Does the order routing decision matter in the real world? For actively traded, low-priced stocks including Sirius XM Radio and Microsoft, routing orders to the low-fee venue can improve the probability that limit orders execute by up to 25 percent. For higher priced stocks, such as Google, the routing decision is less important.
While the payments seem miniscule, these rebates are a major source of revenue for both brokerages and exchanges—given enough trades, 30 cents per 100 shares can quickly add up. Indeed, prior to the June 17 subcommittee hearing, Ameritrade revealed that it earned revenues of $236 million from order routing in 2013.
But for the average investor, isn’t 30 cents a small price to pay for the $9.99 trading fees that Ameritrade and other low-cost brokers offer? In response to this, Professor Battalio says, “The point is, what’s small? It’s a matter of trust—you’re supposed to be able to trust your broker, and if they’re going to do things to their advantage when they know you’re not looking, is that OK?”
“The point is, what’s small? It’s a matter of trust—you’re supposed to be able to trust your broker, and if they’re going to do things to their advantage when they know you’re not looking, is that OK?” -Robert Battalio
Despite the conflict of interest he and his colleagues have identified, Battalio doesn’t believe the market is rigged, as Michael Lewis argued in his recent bestselling book Flash Boys. The problem can be solved by requiring brokerages to pass along their rebates to their customers, which would make sure everyone’s interests are aligned, or by simply requiring brokerages to make their order-routing data public. If investors knew more about how different brokers route trades, they could make a more informed decision about which broker to choose.
Toward the end of his Senate testimony, Battalio was asked by Senator McCain whether this conflict of interest between brokers and investors was really “a serious issue.”
“We think it is,” Battalio said, lowering his head to speak directly into the microphone. “But we also think it’s an easy one to fix.”

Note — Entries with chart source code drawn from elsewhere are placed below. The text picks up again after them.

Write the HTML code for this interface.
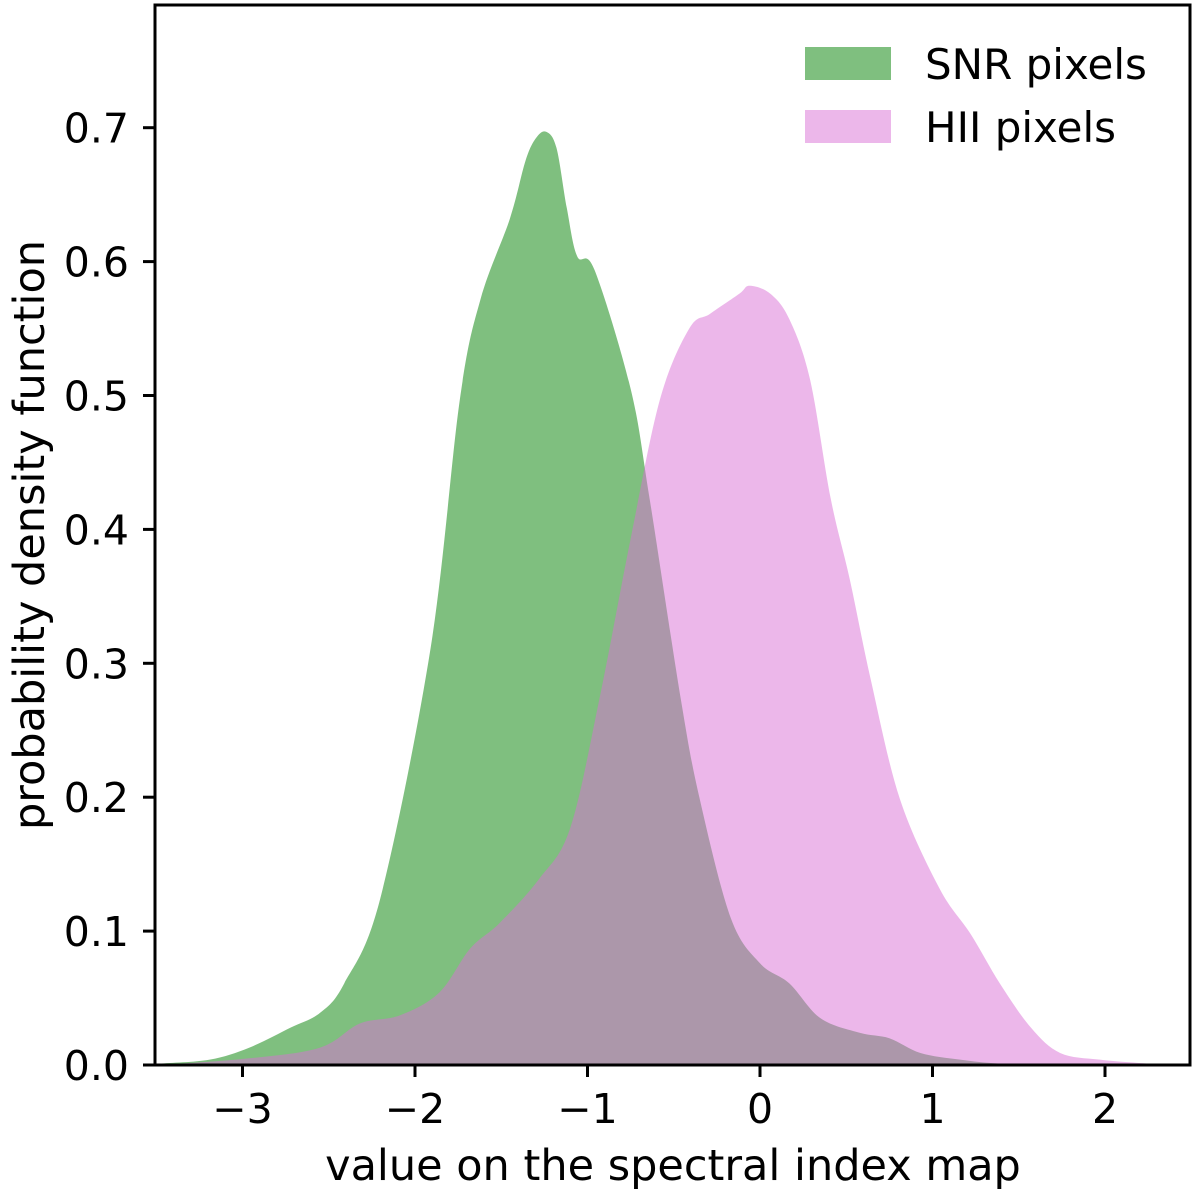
<!DOCTYPE html>
<html><head><meta charset="utf-8"><style>
body{margin:0;background:#fff;}
svg{display:block;font-family:"DejaVu Sans","Liberation Sans",sans-serif;}
</style></head><body>
<svg id="chart" width="1200" height="1195">
<g id="plot"></g>
</svg>
<script>
const xTicks=[-3,-2,-1,0,1,2];
const yTicks=[0.0,0.1,0.2,0.3,0.4,0.5,0.6,0.7];
const snrX=[-3.55,-3.48,-3.19,-2.96,-2.72,-2.55,-2.41,-2.2,-1.91,-1.74,-1.62,-1.45,-1.36,-1.3,-1.24,-1.18,-1.12,-1.06,-0.96,-0.75,-0.64,-0.46,-0.35,-0.17,0,0.17,0.35,0.58,0.75,0.93,1.16,1.39,1.68,2.49];
const snrY=[0,0.001,0.004,0.013,0.028,0.039,0.061,0.125,0.311,0.497,0.572,0.632,0.675,0.692,0.697,0.685,0.64,0.604,0.594,0.505,0.423,0.274,0.199,0.110,0.076,0.061,0.035,0.024,0.020,0.009,0.004,0.001,0,0];
const hiiX=[-3.55,-3.48,-2.96,-2.55,-2.32,-2.09,-1.86,-1.68,-1.51,-1.28,-1.1,-0.93,-0.75,-0.58,-0.41,-0.29,-0.12,-0.06,0.06,0.17,0.29,0.41,0.52,0.64,0.81,1.04,1.22,1.39,1.57,1.74,1.97,2.26,2.49];
const hiiY=[0,0,0.005,0.013,0.031,0.037,0.054,0.087,0.106,0.139,0.177,0.274,0.393,0.497,0.55,0.561,0.576,0.582,0.576,0.557,0.512,0.423,0.363,0.289,0.199,0.132,0.098,0.061,0.028,0.009,0.004,0.001,0];
const L=155,R=1190,T=5,B=1065;
const sx=v=>760+v*172.5;
const sy=v=>B-v*1339;
const NS="http://www.w3.org/2000/svg";
const g=document.getElementById('plot');
function mk(t,a){const e=document.createElementNS(NS,t);for(const k in a)e.setAttribute(k,a[k]);g.appendChild(e);return e;}
function area(xs,ys){
  const p=xs.map((x,i)=>[sx(x),sy(ys[i])]);
  let d=`M${p[0][0]},${B}L${p[0][0]},${p[0][1]}`;
  for(let i=0;i<p.length-1;i++){
    const p0=p[Math.max(0,i-1)],p1=p[i],p2=p[i+1],p3=p[Math.min(p.length-1,i+2)];
    const c1=[p1[0]+(p2[0]-p0[0])/6,p1[1]+(p2[1]-p0[1])/6];
    const c2=[p2[0]-(p3[0]-p1[0])/6,p2[1]-(p3[1]-p1[1])/6];
    d+=`C${c1[0]},${Math.min(B,c1[1])} ${c2[0]},${Math.min(B,c2[1])} ${p2[0]},${p2[1]}`;
  }
  d+=`L${p[p.length-1][0]},${B}Z`;return d;
}
const clip=mk('clipPath',{id:'c'});
const cr=document.createElementNS(NS,'rect');cr.setAttribute('x',L);cr.setAttribute('y',T);cr.setAttribute('width',R-L);cr.setAttribute('height',B-T);clip.appendChild(cr);
const a1=mk('path',{d:area(snrX,snrY),fill:'green','fill-opacity':0.5,'clip-path':'url(#c)'});


const a2=mk('path',{d:area(hiiX,hiiY),fill:'orchid','fill-opacity':0.5,'clip-path':'url(#c)'});


const fr=mk('rect',{x:L,y:T,width:R-L,height:B-T,fill:'none',stroke:'#000','stroke-width':3});


xTicks.forEach(v=>{
  mk('line',{x1:sx(v),x2:sx(v),y1:B,y2:B+12,stroke:'#000','stroke-width':3});
  const t=mk('text',{x:sx(v),y:1123,'font-size':41,'text-anchor':'middle'});
  t.textContent=(v<0?'\u2212'+(-v):String(v));
  
  
});
yTicks.forEach(v=>{
  mk('line',{x1:L-12,x2:L,y1:sy(v),y2:sy(v),stroke:'#000','stroke-width':3});
  const t=mk('text',{x:129,y:sy(v)+15,'font-size':41,'text-anchor':'end'});
  t.textContent=v.toFixed(1);
  
  
});
const xt=mk('text',{x:673,y:1180,'font-size':43,'text-anchor':'middle'});
xt.textContent='value on the spectral index map';


const yt=mk('text',{x:0,y:0,'font-size':43,'text-anchor':'middle',transform:`translate(44,535) rotate(-90)`});
yt.textContent='probability density function';


[['SNR pixels','green',64],['HII pixels','orchid',127]].forEach(([lab,c,y])=>{
  const r=mk('rect',{x:805,y:y-17,width:86,height:33,fill:c,'fill-opacity':0.5});
  
  
  const t=mk('text',{x:925,y:y+15,'font-size':42});
  t.textContent=lab;
  
  
});
</script>
</body></html>
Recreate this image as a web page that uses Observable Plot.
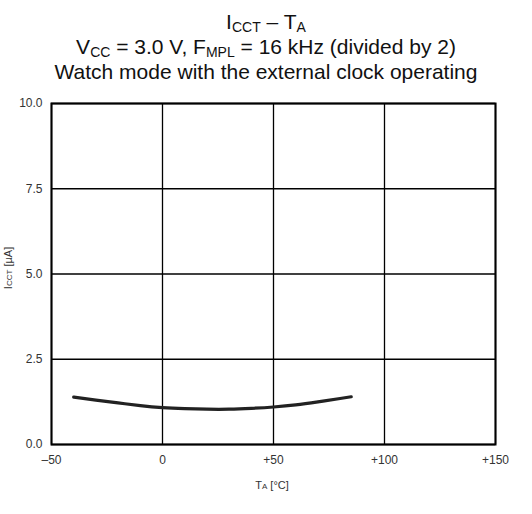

On June 17, Finance Professor Robert Battalio testified before the U.S. Senate Permanent Subcommittee on Investigations of the Committee on Homeland Security and Governmental Affairs on “Conflicts of Interest in the U.S. Equity Markets.”
Battalio’s testimony addressed three areas of interest:
Read or watch Battalio’s full testimony on the Senate subcommittee website at http://www.hsgac.senate.gov/ or by clicking this link: http://1.usa.gov/1kLaD5p
Editor’s Note: Battalio and Corwin’s research has been widely cited in regulatory and legislative forums as well as by the media, including The Wall Street Journal, Bloomberg, Reuters and Traders Magazine. Most notably, subsequent to Battalio’s Senate testimony, Carl Levin released a letter to SEC Chairwoman Mary Jo White calling for the elimination of the “maker-taker” system where exchanges pay market participants for some kinds of orders and charge fees for others. Referencing the Battalio-Corwin study, Levin called the practices conflicts of interest that “erode public confidence.”
The research also became a focal point of a recent TD Ameritrade update meeting with Wall Street analysts, when one of the analysts pointedly asked CEO Fred Tomczyk to address the issues highlighted in the paper. RIABiz.com, a resource site for financial advisors, subsequently published a lengthy article presenting Tomczyk’s comments and Battalio’s responses.
Also, the Financial Industry Regulatory Authority sent “sweep letters” to 10 retail brokers in July, asking for details about how they route customer orders. According to The Wall Street Journal, Tom Gira, executive vice president of FINRA’s market regulation department, said the regulator’s concerns about brokerage routing practices were sparked by Corwin and Battalio’s research.
Battalio and Corwin were awarded a prestigious Q-Group Research Grant in November 2013 for their study. Q-Group awards are given annually to a select group of researchers for superior academic research projects with potential applications in the field of investment management.